Text messaging and the slow change of habits

I remember a time when text messaging first came on the scene. Not the date or time, but the general feeling surrounding text messaging as an idea, as a social communication concept. I was sure it was a dumb idea. There was no way people would text. Why would you? It seemed so foreign, like suggesting someone start communicating via Tele-sonic-mind-waves. That sounded so stupid. Not only was it not going to overtake verbal communication on the phone, but it wouldn’t even catch a start. No way, no how.

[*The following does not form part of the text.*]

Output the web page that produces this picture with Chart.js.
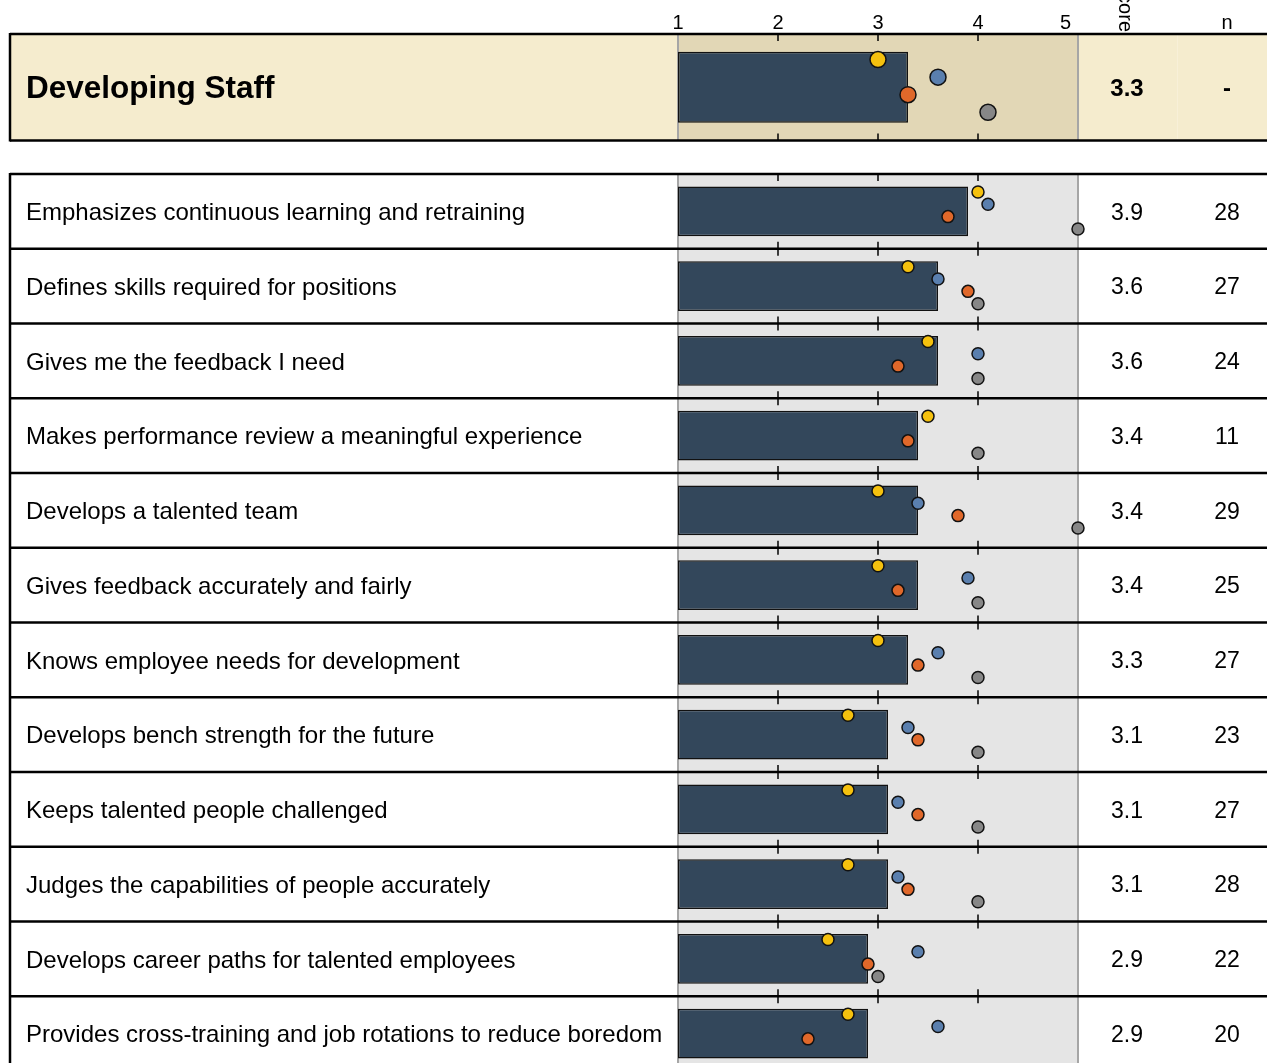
<!DOCTYPE html>
<html lang="en">
<head>
<meta charset="UTF-8">
<title>Developing Staff</title>
<script src="https://cdn.jsdelivr.net/npm/chart.js"></script>
<style>
  html, body { margin: 0; padding: 0; background: #fff; overflow: hidden; }
  canvas { position: absolute; left: 0; }
  #head { top: 0; }
  #rows { top: 164px; }
</style>
</head>
<body>
<canvas id="head" width="1267" height="150"></canvas>
<canvas id="rows" width="1267" height="917"></canvas>
<script>
// summary row
const headLabel = ['Developing Staff'];
const headScore = [3.3];
const headN = ['-'];
const headYellow = [3.0];
const headBlue = [3.6];
const headOrange = [3.3];
const headGray = [4.1];

// item rows
const items = [
  'Emphasizes continuous learning and retraining',
  'Defines skills required for positions',
  'Gives me the feedback I need',
  'Makes performance review a meaningful experience',
  'Develops a talented team',
  'Gives feedback accurately and fairly',
  'Knows employee needs for development',
  'Develops bench strength for the future',
  'Keeps talented people challenged',
  'Judges the capabilities of people accurately',
  'Develops career paths for talented employees',
  'Provides cross-training and job rotations to reduce boredom'
];
const scores = [3.9, 3.6, 3.6, 3.4, 3.4, 3.4, 3.3, 3.1, 3.1, 3.1, 2.9, 2.9];
const counts = [28, 27, 24, 11, 29, 25, 27, 23, 27, 28, 22, 20];
const yellow = [4.0, 3.3, 3.5, 3.5, 3.0, 3.0, 3.0, 2.7, 2.7, 2.7, 2.5, 2.7];
const blue   = [4.1, 3.6, 4.0, null, 3.4, 3.9, 3.6, 3.3, 3.2, 3.2, 3.4, 3.6];
const orange = [3.7, 3.9, 3.2, 3.3, 3.8, 3.2, 3.4, 3.4, 3.4, 3.3, 2.9, 2.3];
const gray   = [5.0, 4.0, 4.0, 4.0, 5.0, 4.0, 4.0, 4.0, 4.0, 4.0, 3.0, null];

const xTicks = [1, 2, 3, 4, 5];
const inner = [2, 3, 4];

const FONT = "'Liberation Sans', Arial, sans-serif";
const dotColors = ['#f5c10e', '#5a7fae', '#e0682a', '#878787'];
const dotShift = [-0.26, -0.095, 0.07, 0.235];   // vertical place of each marker within a row

function line(ctx, x1, y1, x2, y2) {
  ctx.beginPath(); ctx.moveTo(x1, y1); ctx.lineTo(x2, y2); ctx.stroke();
}

const frame = {
  id: 'frame',
  beforeDatasetsDraw(chart, args, o) {
    const { ctx, chartArea: a, scales: { x } } = chart;
    ctx.save();
    if (o.band) {
      ctx.fillStyle = o.band;
      ctx.fillRect(10, a.top, chart.width - 10, a.bottom - a.top);
      ctx.strokeStyle = '#f8f0d8';
      ctx.lineWidth = 1;
      line(ctx, a.right + 99.5, a.top, a.right + 99.5, a.bottom);
    }
    ctx.fillStyle = o.plot;
    ctx.fillRect(a.left, a.top, a.right - a.left, a.bottom - a.top);
    ctx.strokeStyle = '#a6a6a6';
    ctx.lineWidth = 2;
    [xTicks[0], xTicks[xTicks.length - 1]].forEach(v => {
      const px = x.getPixelForValue(v);
      line(ctx, px, a.top, px, a.bottom);
    });
    ctx.restore();
  },
  afterDatasetsDraw(chart, args, o) {
    const { ctx, chartArea: a, scales: { x, y } } = chart;
    const n = o.labels.length;
    ctx.save();
    ctx.strokeStyle = '#000';
    for (let i = 0; i <= n; i++) {
      const py = y.getPixelForValue(i - 0.5);
      ctx.lineWidth = 2.5;
      line(ctx, 10, py, chart.width, py);
      ctx.lineWidth = 1.5;
      inner.forEach(v => {
        const px = x.getPixelForValue(v);
        line(ctx, px, Math.max(a.top, py - 7), px, Math.min(a.bottom, py + 7));
      });
    }
    ctx.lineWidth = 2.5;
    line(ctx, 10, a.top - 1, 10, a.bottom + 1);

    ctx.fillStyle = '#000';
    ctx.textBaseline = 'middle';
    for (let i = 0; i < n; i++) {
      const py = y.getPixelForValue(i) + 2;
      ctx.textAlign = 'left';
      ctx.font = (o.bold ? 'bold ' : '') + o.labelSize + 'px ' + FONT;
      ctx.fillText(o.labels[i], 26, py);
      ctx.textAlign = 'center';
      ctx.font = (o.bold ? 'bold 24px ' : '23px ') + FONT;
      ctx.fillText(o.score[i].toFixed(1), a.right + 49, py);
      ctx.fillText(String(o.n[i]), a.right + 149, py);
    }
    if (o.header) {
      ctx.font = '20px ' + FONT;
      ctx.textBaseline = 'alphabetic';
      xTicks.forEach((v, k) => {
        const last = k === xTicks.length - 1;
        ctx.textAlign = last ? 'right' : 'center';
        ctx.fillText(String(v), x.getPixelForValue(v) - (last ? 7 : 0), a.top - 5);
      });
      ctx.textAlign = 'center';
      ctx.fillText('n', a.right + 149, a.top - 5);
      ctx.translate(a.right + 47, a.top - 2);
      ctx.rotate(Math.PI / 2);
      ctx.textAlign = 'right';
      ctx.textBaseline = 'middle';
      ctx.fillText('Score', 0, 0);
    }
    ctx.restore();
  }
};

function dotSet(values, k, r) {
  const pts = [];
  values.forEach((v, i) => { if (v != null) pts.push({ x: v, y: i + dotShift[k] }); });
  return {
    type: 'scatter',
    data: pts,
    clip: false,
    backgroundColor: dotColors[k],
    borderColor: '#111',
    borderWidth: 1.5,
    pointRadius: r,
    pointHoverRadius: r,
    order: 4 - k
  };
}

function build(id, labels, vals, counts, dots, opts) {
  const n = labels.length;
  new Chart(document.getElementById(id), {
    type: 'bar',
    data: {
      datasets: [
        {
          data: vals.map((v, i) => ({ x: [xTicks[0], v], y: i })),
          backgroundColor: '#33475b',
          borderColor: '#111',
          borderWidth: 1.5,
          borderSkipped: false,
          barPercentage: 0.667,
          categoryPercentage: 1,
          order: 5
        },
        ...dots.map((d, k) => dotSet(d, k, opts.r))
      ]
    },
    options: {
      indexAxis: 'y',
      responsive: false,
      animation: false,
      events: [],
      layout: { padding: { left: 678, right: 189, top: opts.padTop, bottom: opts.padBottom } },
      plugins: {
        legend: { display: false },
        tooltip: { enabled: false },
        frame: Object.assign({ labels: labels, score: vals, n: counts }, opts.frame)
      },
      scales: {
        x: {
          type: 'linear',
          display: false,
          min: xTicks[0],
          max: xTicks[xTicks.length - 1]
        },
        y: {
          type: 'linear',
          display: false,
          offset: false,
          reverse: true,
          min: -0.5,
          max: n - 0.5,
          afterBuildTicks: s => { s.ticks = labels.map((_, i) => ({ value: i })); }
        }
      }
    },
    plugins: [frame]
  });
}

build('head', headLabel, headScore, headN,
  [headYellow, headBlue, headOrange, headGray],
  { r: 8, padTop: 34, padBottom: 8,
    frame: { band: '#f5ecce', plot: '#e2d7b6', bold: true, header: true, labelSize: 31.5 } });

build('rows', items, scores, counts,
  [yellow, blue, orange, gray],
  { r: 6, padTop: 10, padBottom: 10,
    frame: { band: null, plot: '#e5e5e5', bold: false, header: false, labelSize: 24 } });
</script>
</body>
</html>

It was an idea that had absolutely no traction. And then the slow change occurred. Now people barely talk on the phone. Shows you how much we change, and how generally unaware we are of it.

(sidenote: “slow” and “fast” have changed dramatically over the years, so I’ll be setting aside the discussion of what is actually slow and fast)

Your life changes when your habits change. And your habits change in two ways. Fast and loud or slow and quiet. Fast could be like a political coup, with explosions and the like. This likely fades as fast as it grew. Slow is less obvious because it is a habitual change that happens in small increments daily. It is a change that doesn’t remind you of its presence. It likely doesn’t want to either.

Your life changes when your habits change. Slow change is better because it takes time to build up and time to eliminate. And you want change that sticks. If your life changes when your habits change, take time to change your habits. Every day you hit that snooze, delay that morning prayer, or delay changing anything is another day you say “I don’t want that change”. And committing to tomorrow doesn’t count. Unless you are talking about paying rent, showing up to court, or finishing that project for work… wait… no. Committing to tomorrow still doesn’t count.

Think of new years resolutions as habit changers. Think of a Lenten penance as a habit changer. It’s not something you do, its a habit you alter.